Este verano he entendido lo que están sufriendo los fabricantes pero, sobre todo, los vendedores de coches. Digo ‘sobre todo’ porque da la sensación de que duele menos una crisis sobre una gran marca automovilística que sobre un particular.
Es cierto que las grandes empresas resisten, entre otras cosas, porque recibieron ayudas para ello y solo así pudo frenarse una sangría que hubiera llevado al paro a miles, entre trabajadores directos e indirectos. Por eso, aunque el riesgo siga ahí, tengo en medio del alma tanto a quienes han sido despedidos de esas empresas como a los pequeños empresarios que regentan un concesionario con dos o tres personas a su cargo.

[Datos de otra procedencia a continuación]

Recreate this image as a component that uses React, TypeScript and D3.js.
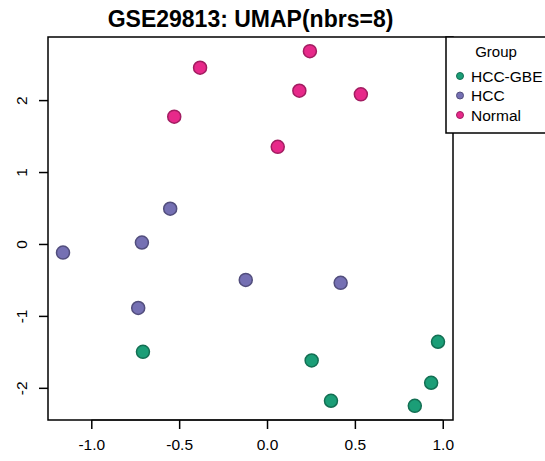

Para ésos debe de estar resultando un infierno dar salida al stock de coches acumulados que no hay modo de vender. Y digo que lo he visto con claridad porque este mes de agosto decidí, tras un fuerte pressing de los amigos, comprarme un coche nuevo.
Mi resistencia de lustros se debía a una mezcla de fidelidad a un vehículo que salió magnífico y poca afición a la renovación automovilística como símbolo de estatus. En definitiva, que llevaba años manteniendo mi viejo coche contra viento y marea y agradeciéndole a diario que aguantara heroico su segunda década.
Sin embargo llegó el momento de cambiar y me encontré con la realidad del sector en un minuto. Fue aquel en el que me dijeron el precio, que creí un error hasta que lo confirmaron apelando a que este mes de agosto podían hacer ‘ofertas salvajes’. Lo fuerte no era solo la oferta sino constatar que el coche nuevo me iba a costar más barato que el anterior.
Por un coche nuevo y con todo el equipamiento necesario he pagado prácticamente la mitad que hace 15 años. Creo que ese dato resume mejor que nada la crisis del sector.
Por eso no me extraña cuando leo que la venta de coches sigue en niveles de hace 20 años. Doy fe. Comprar un coche ahora es casi más barato que entonces.